Sana Krasikov wins Sami Rohr Prize for Jewish Literature

One More Year offers portraits of Russian and Georgian immigrants to the US in the post-Cold War period.

Sana Krasikov 88 248 (photo credit: Courtesy)
Sana Krasikov 88 248
(photo credit: Courtesy)
The Jewish Book Council has announced that Sana Krasikov will be awarded the 2009 Sami Rohr Prize for Jewish Literature for her debut short story collection, One More Year. The honor carries a cash award of $100,000. The awards committee cited Krasikov for her "fresh vision and evidence of future potential to further contribute to the Jewish literary community." One More Year offers portraits of Russian and Georgian immigrants to the US in the post-Cold War period.

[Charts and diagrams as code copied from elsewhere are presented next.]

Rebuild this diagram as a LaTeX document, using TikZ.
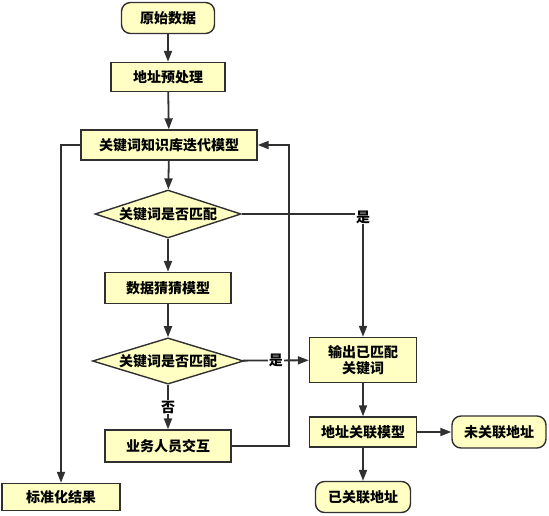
\documentclass[tikz,border=0pt]{standalone}
\usepackage{fontspec}
\usetikzlibrary{arrows.meta, positioning, shapes.geometric}
\newfontfamily\cjk{Noto Sans CJK SC}
\definecolor{flowfill}{HTML}{FFFFC4}
\definecolor{flowline}{HTML}{303030}

\begin{document}
\begin{tikzpicture}[
  x=1pt, y=-1pt,
  every node/.style={font=\cjk\bfseries\fontsize{14}{16}\selectfont},
  box/.style={rectangle, draw=flowline, fill=flowfill, line width=1.4pt, inner sep=0pt, align=center},
  term/.style={box, rounded corners=9pt},
  cond/.style={diamond, aspect=3, draw=flowline, fill=flowfill, line width=1.4pt, inner sep=0pt},
  line/.style={draw=flowline, line width=1.8pt, -{Triangle[length=11pt, width=8pt]}},
  tag/.style={fill=white, inner sep=1pt},
]
\useasboundingbox (0,0) rectangle (549,515);

% Input
\node[term, minimum width=93pt, minimum height=31pt] (raw) at (168, 18) {原始数据};
\node[box, minimum width=114pt, minimum height=29pt] (prep) at (168, 77) {地址预处理};

% Keyword model loop
\node[box, minimum width=176pt, minimum height=30pt] (kbase) at (169, 145) {关键词知识库迭代模型};
\node[cond, minimum width=146pt, minimum height=48pt] (match1) at (168, 214) {关键词是否匹配};
\node[box, minimum width=126pt, minimum height=31pt] (guess) at (168, 288) {数据猜猜模型};
\node[cond, minimum width=151pt, minimum height=42pt] (match2) at (168, 361) {关键词是否匹配};
\node[box, minimum width=126pt, minimum height=32pt] (staff) at (168, 446) {业务人员交互};
\node[box, minimum width=118pt, minimum height=27pt] (result) at (61, 497) {标准化结果};

% Association
\node[box, minimum width=107pt, minimum height=45pt] (output) at (363, 360) {输出已匹配\\关键词};
\node[box, minimum width=107pt, minimum height=30pt] (assoc) at (363, 432) {地址关联模型};
\node[term, minimum width=94pt, minimum height=32pt] (unlinked) at (499, 432) {未关联地址};
\node[term, minimum width=95pt, minimum height=31pt] (linked) at (363, 497) {已关联地址};

% Connectors
\draw[line] (raw) -- (prep);
\draw[line] (prep) -- (kbase);
\draw[line] (kbase) -- (match1);
\draw[line] (match1) -- (guess);
\draw[line] (guess) -- (match2);
\draw[line] (match2) -- node[tag] {否} (staff);
\draw[line] (match2) -- node[tag] {是} (output);
\draw[line] (match1.east) -| node[tag, pos=0.5, yshift=-3pt] {是} (output.north);
\draw[line] (staff.east) -| ([xshift=31pt]kbase.east) -- (kbase.east);
\draw[line] (kbase.west) -| (result.north);
\draw[line] (output) -- (assoc);
\draw[line] (assoc) -- (unlinked);
\draw[line] (assoc) -- (linked);

\end{tikzpicture}
\end{document}
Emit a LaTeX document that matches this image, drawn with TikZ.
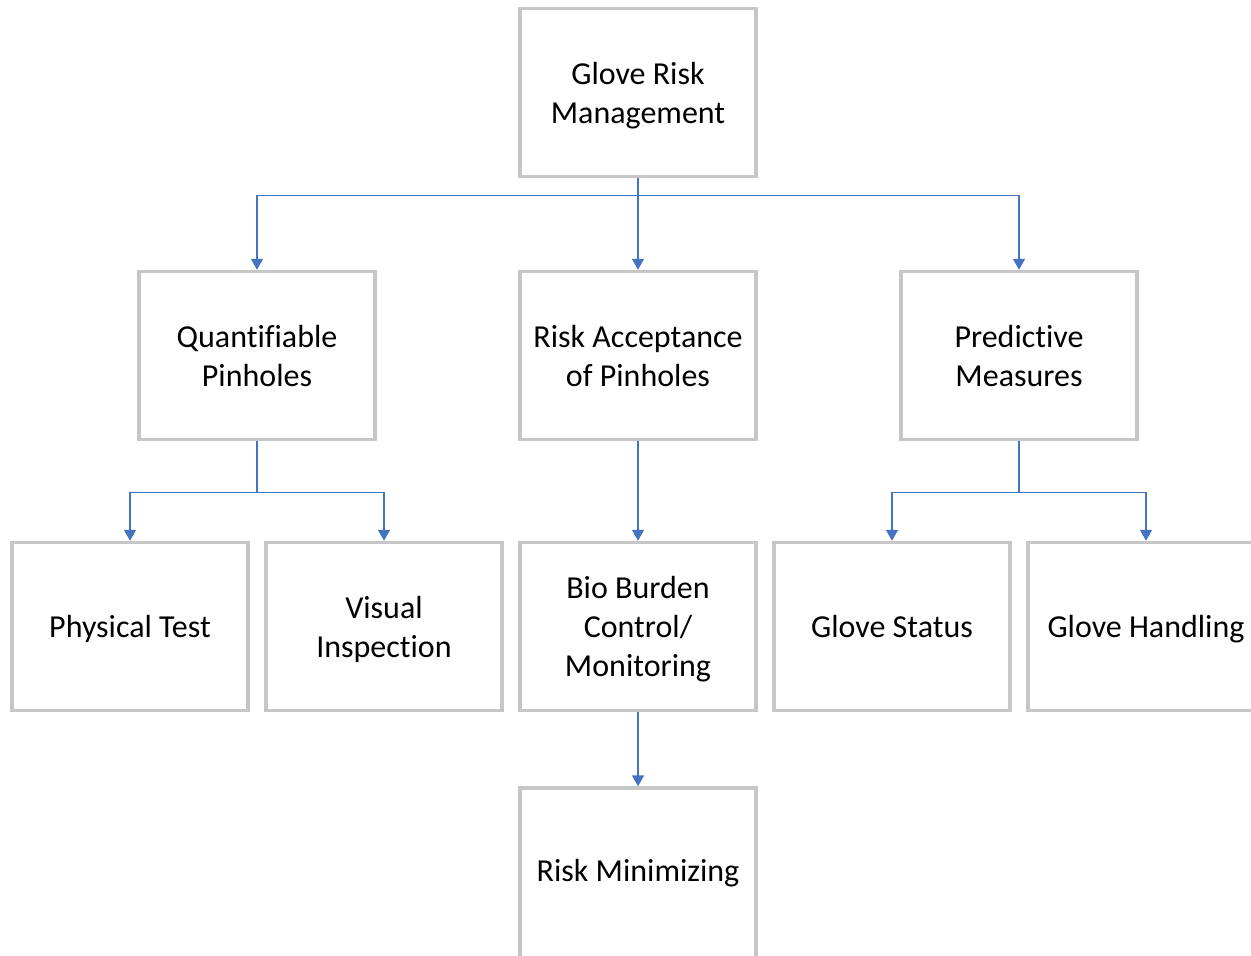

The judges said Krasikov offers "subtle considerations of moral conundrums, of futile hopes and the calculus of lost possibility." The Sami Rohr Prize is the largest monetary prize of its kind in the Jewish literary world. It considers fiction and non-fiction in alternating years. Krasikov will be honored at a gala ceremony in May at the Museum of Jewish Heritage in New York. In addition, the Jewish Book Council named Dalia Sofer, author of The Septembers of Shiraz, as the 2009 winner of the Sami Rohr Prize Choice Award, which carries a $25,000 prize.